** begin Data **

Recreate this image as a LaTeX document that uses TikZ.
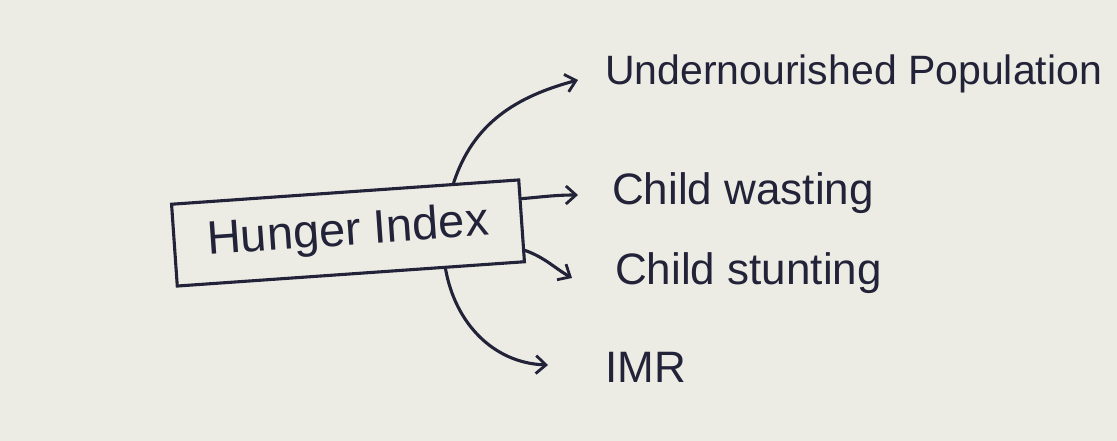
\documentclass[tikz,border=0pt]{standalone}
\usepackage{fontspec}
\setmainfont{Liberation Sans}
\usetikzlibrary{arrows.meta,calc}
\definecolor{paper}{RGB}{236,236,229}
\definecolor{ink}{RGB}{34,34,56}
\begin{document}
\begin{tikzpicture}[x=1pt,y=1pt,
  ink/.style={draw=ink,line width=3.1pt,line cap=round},
  link/.style={ink,-{Straight Barb[length=10pt,width=18pt,line width=2.8pt]}},
  lbl/.style={text=ink,anchor=base west,inner sep=0pt,font=\fontsize{44}{48}\selectfont},
  hbox/.style={ink,minimum width=348,minimum height=82,inner sep=0pt,rotate=4,
    text=ink,font=\fontsize{47}{50}\selectfont}]
\fill[paper] (0,0) rectangle (1117,441);
\useasboundingbox (0,0) rectangle (1117,441);
\node[hbox] (hunger) at (348,208) {Hunger Index};
\node[lbl,font=\fontsize{41}{45}\selectfont] (t1) at (605,356) {Undernourished Population};
\node[lbl] (t2) at (612,236) {Child wasting};
\node[lbl] (t3) at (615,156) {Child stunting};
\node[lbl] (t4) at (605,58) {IMR};
\coordinate (e1) at (578,361);
\coordinate (e2) at (578,246);
\coordinate (e3) at (572,163);
\coordinate (e4) at (548,76);
\draw[link] ($(hunger.north west)!0.81!(hunger.north east)$) to[out=72,in=195] (e1);
\draw[link] ($(hunger.north east)!0.24!(hunger.south east)$) to[out=5,in=180] (e2);
\draw[link] ($(hunger.north east)!0.85!(hunger.south east)$) to[out=-20,in=150] (e3);
\draw[link] ($(hunger.south west)!0.77!(hunger.south east)$) to[out=-80,in=178] (e4);
\end{tikzpicture}
\end{document}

** end Data **

* Stated problem *
Copy every line above word for word and exclude the pictures.

* The result *
Recreate this image as a LaTeX document that uses TikZ.
\documentclass[tikz,border=0pt]{standalone}
\usepackage{fontspec}
\setmainfont{Liberation Sans}
\usetikzlibrary{arrows.meta,calc}
\definecolor{paper}{RGB}{236,236,229}
\definecolor{ink}{RGB}{34,34,56}
\begin{document}
\begin{tikzpicture}[x=1pt,y=1pt,
  ink/.style={draw=ink,line width=3.1pt,line cap=round},
  link/.style={ink,-{Straight Barb[length=10pt,width=18pt,line width=2.8pt]}},
  lbl/.style={text=ink,anchor=base west,inner sep=0pt,font=\fontsize{44}{48}\selectfont},
  hbox/.style={ink,minimum width=348,minimum height=82,inner sep=0pt,rotate=4,
    text=ink,font=\fontsize{47}{50}\selectfont}]
\fill[paper] (0,0) rectangle (1117,441);
\useasboundingbox (0,0) rectangle (1117,441);
\node[hbox] (hunger) at (348,208) {Hunger Index};
\node[lbl,font=\fontsize{41}{45}\selectfont] (t1) at (605,356) {Undernourished Population};
\node[lbl] (t2) at (612,236) {Child wasting};
\node[lbl] (t3) at (615,156) {Child stunting};
\node[lbl] (t4) at (605,58) {IMR};
\coordinate (e1) at (578,361);
\coordinate (e2) at (578,246);
\coordinate (e3) at (572,163);
\coordinate (e4) at (548,76);
\draw[link] ($(hunger.north west)!0.81!(hunger.north east)$) to[out=72,in=195] (e1);
\draw[link] ($(hunger.north east)!0.24!(hunger.south east)$) to[out=5,in=180] (e2);
\draw[link] ($(hunger.north east)!0.85!(hunger.south east)$) to[out=-20,in=150] (e3);
\draw[link] ($(hunger.south west)!0.77!(hunger.south east)$) to[out=-80,in=178] (e4);
\end{tikzpicture}
\end{document}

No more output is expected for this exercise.